→ **Data provided**:
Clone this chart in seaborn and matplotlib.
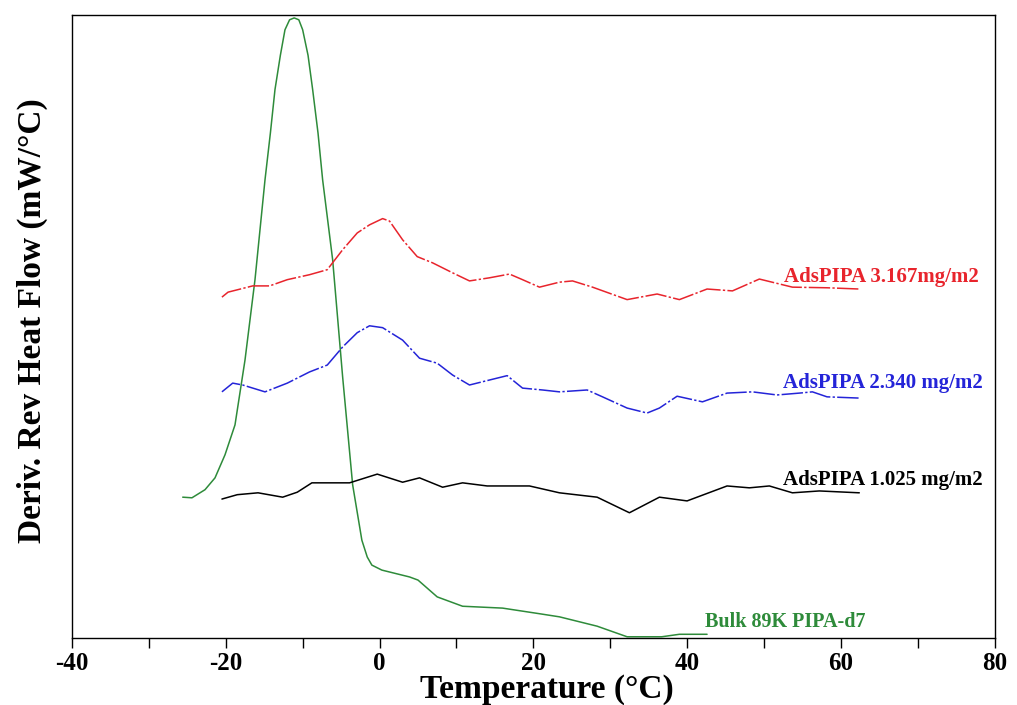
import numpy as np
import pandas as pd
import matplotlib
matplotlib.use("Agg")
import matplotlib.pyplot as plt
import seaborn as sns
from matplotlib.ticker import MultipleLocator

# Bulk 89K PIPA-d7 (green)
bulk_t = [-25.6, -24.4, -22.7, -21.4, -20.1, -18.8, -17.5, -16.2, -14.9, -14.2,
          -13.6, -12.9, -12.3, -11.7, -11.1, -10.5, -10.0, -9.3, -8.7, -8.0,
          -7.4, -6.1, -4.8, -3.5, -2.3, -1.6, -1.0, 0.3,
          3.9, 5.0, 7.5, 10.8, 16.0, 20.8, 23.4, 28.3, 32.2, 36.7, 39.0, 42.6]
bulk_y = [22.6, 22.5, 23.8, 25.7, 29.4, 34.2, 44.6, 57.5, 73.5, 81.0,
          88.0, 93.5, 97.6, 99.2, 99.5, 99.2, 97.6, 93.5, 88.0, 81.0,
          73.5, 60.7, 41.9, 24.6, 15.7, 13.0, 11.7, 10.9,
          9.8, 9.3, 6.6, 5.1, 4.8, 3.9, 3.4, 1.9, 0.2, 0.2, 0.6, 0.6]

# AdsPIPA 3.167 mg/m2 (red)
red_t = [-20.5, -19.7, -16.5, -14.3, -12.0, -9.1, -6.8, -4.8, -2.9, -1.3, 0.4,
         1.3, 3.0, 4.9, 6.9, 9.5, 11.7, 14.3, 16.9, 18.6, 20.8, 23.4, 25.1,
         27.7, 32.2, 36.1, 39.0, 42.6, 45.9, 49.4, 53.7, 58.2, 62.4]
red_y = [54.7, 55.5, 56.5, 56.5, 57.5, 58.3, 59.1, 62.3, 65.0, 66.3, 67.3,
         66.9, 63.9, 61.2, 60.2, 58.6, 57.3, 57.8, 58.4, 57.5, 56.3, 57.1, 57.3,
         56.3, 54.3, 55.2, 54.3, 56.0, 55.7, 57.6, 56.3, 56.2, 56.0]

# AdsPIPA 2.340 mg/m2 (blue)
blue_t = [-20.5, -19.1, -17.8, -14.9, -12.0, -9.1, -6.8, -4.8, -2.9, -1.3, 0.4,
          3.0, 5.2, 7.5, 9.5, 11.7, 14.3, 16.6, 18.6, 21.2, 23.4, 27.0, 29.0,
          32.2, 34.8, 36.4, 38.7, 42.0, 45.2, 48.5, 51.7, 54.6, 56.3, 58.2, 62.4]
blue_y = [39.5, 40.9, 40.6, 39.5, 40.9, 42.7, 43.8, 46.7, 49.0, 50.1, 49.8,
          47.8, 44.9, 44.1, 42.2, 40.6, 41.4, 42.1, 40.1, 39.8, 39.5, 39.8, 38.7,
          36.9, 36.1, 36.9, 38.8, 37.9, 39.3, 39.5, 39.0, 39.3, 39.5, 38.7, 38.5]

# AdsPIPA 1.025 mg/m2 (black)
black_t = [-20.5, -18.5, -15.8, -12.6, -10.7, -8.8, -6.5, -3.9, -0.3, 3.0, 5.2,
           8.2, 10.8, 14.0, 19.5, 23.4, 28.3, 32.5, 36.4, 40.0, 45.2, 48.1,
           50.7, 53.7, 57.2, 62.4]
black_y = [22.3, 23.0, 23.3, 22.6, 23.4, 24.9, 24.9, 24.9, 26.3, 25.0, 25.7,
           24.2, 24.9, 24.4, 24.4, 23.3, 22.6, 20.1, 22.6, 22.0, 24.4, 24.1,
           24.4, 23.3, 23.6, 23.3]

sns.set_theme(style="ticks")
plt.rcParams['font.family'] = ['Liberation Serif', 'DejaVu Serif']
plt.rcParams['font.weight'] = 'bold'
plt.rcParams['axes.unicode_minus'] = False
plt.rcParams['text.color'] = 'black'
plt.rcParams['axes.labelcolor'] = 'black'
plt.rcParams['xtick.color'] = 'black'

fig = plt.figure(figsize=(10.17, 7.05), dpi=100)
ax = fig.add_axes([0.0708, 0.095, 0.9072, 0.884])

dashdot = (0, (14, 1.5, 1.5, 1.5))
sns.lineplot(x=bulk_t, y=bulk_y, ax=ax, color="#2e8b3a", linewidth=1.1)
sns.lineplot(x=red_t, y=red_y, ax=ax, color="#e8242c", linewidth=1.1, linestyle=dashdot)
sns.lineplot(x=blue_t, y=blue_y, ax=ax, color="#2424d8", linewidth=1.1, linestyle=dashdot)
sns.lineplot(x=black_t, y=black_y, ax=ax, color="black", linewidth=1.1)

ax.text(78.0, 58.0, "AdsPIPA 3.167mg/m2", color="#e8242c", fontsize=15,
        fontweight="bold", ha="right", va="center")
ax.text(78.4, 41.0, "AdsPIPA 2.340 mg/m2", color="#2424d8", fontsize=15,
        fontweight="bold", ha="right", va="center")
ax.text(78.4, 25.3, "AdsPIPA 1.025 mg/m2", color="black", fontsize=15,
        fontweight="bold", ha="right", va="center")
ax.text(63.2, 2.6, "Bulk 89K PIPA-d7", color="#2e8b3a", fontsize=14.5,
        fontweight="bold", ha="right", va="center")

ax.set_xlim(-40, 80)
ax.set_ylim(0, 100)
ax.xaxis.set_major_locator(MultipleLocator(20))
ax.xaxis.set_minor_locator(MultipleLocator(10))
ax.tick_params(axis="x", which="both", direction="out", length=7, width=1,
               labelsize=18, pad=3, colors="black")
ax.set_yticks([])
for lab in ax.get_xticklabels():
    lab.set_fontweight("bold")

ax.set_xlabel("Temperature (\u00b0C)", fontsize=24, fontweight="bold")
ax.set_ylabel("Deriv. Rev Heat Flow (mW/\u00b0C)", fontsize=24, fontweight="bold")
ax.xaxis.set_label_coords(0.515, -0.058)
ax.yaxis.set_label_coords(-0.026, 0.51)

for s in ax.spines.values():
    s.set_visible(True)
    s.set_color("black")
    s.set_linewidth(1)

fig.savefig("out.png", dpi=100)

→ **What to do**: Locate each line with the word "seaborn" and copy it.

→ **Output for this task**:
Clone this chart in seaborn and matplotlib.
import seaborn as sns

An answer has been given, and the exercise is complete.